If I write it like that I get an error:
|#1064 - You have an error in your SQL syntax; check the manual that corresponds to your MySQL server version for the right syntax to use near '+ u1.name + '%' LIMIT 0, 30' at line 1 |
Any solution? I've been working a long time with MySQL but I'm having quite some trouble with this query...
Looks like the concatenation is messed up. You can try
|$sql = "SELECT u1.id id1, u2.id id2, s.sentence FROM users u1 CROSS JOIN users u2 INNER JOIN sentences s ON s.usid = u2.id WHERE s.sentence LIKE CONCAT('%', u1.name, '%')";
$res = mysql_query($sql);
If that doesn't work you could try
|$sql = "SELECT u1.id id1, u2.id id2, s.sentence FROM users u1 CROSS JOIN users u2 INNER JOIN sentences s ON s.usid = u2.id WHERE s.sentence LIKE '%steve%'";
$res = mysql_query($sql);
to test out if it picks up sentences with the word steve.

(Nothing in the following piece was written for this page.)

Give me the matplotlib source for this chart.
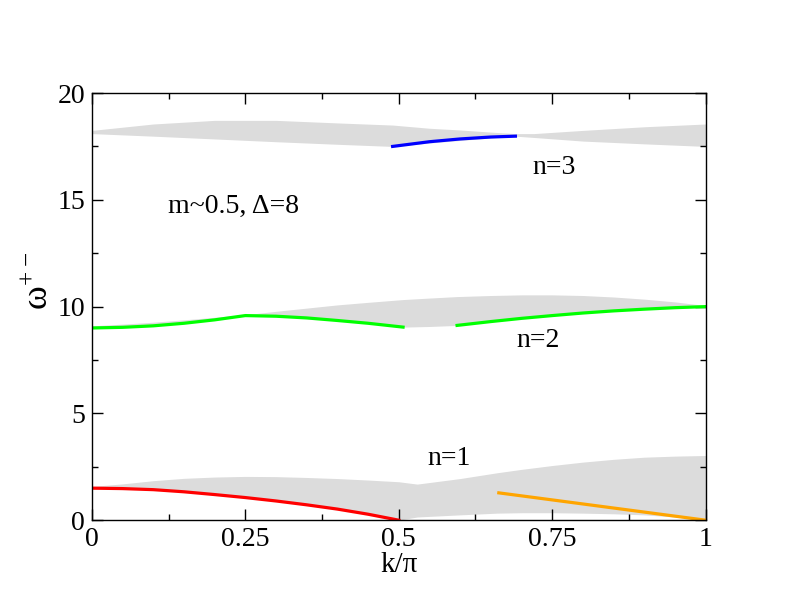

I'm assuming the rest of the query is correct
It now looks quite fine, but I need to limit the size of the table users (There are over 1 million), with a subset of them, since I now get this:
|#1104 - The SELECT would examine more than MAX_JOIN_SIZE rows; check your WHERE and use SET SQL_BIG_SELECTS=1 or SET SQL_MAX_JOIN_SIZE=# if the SELECT is okay |
Although I don't know where exactly I should change users for a subset of them
Yeah, with that many users you'll need something different because the approach of selecting every time doesn't scale. How about having a separate table with a list of mentions, with items added to it when a new user is added or when a new sentence is added. Or, a table with a list of non-trivial words (i.e. not "and", "the", "it", etc) and the sentence the word is found in, adding one row for every sentence. Both approaches would result in huge tables, but the query would be much more efficient.
You could also try this alternative, which performs the filters in a slightly different order. It may perform substantially better memory-wise, but the processing required will be the same.
|SELECT u1.id id1, u2.id id2, s.sentence FROM users u1 INNER JOIN sentences s ON s.sentence LIKE CONCAT('%', u1.name, '%') INNER JOIN users u2 ON s.usid = u2.id; |
Yes that is something I also thought of, I think I will create a new mentions table, and store there the mentions. Although I will need to setup a script to load current data, since I can't just throw away those records
Although since I only need to load the mentions for a subset of the latest 40 active users, I might be able to use
|(SELECT id FROM users WHERE ... LIMIT 40) AS subset |
instead of the table users right? But it is not working...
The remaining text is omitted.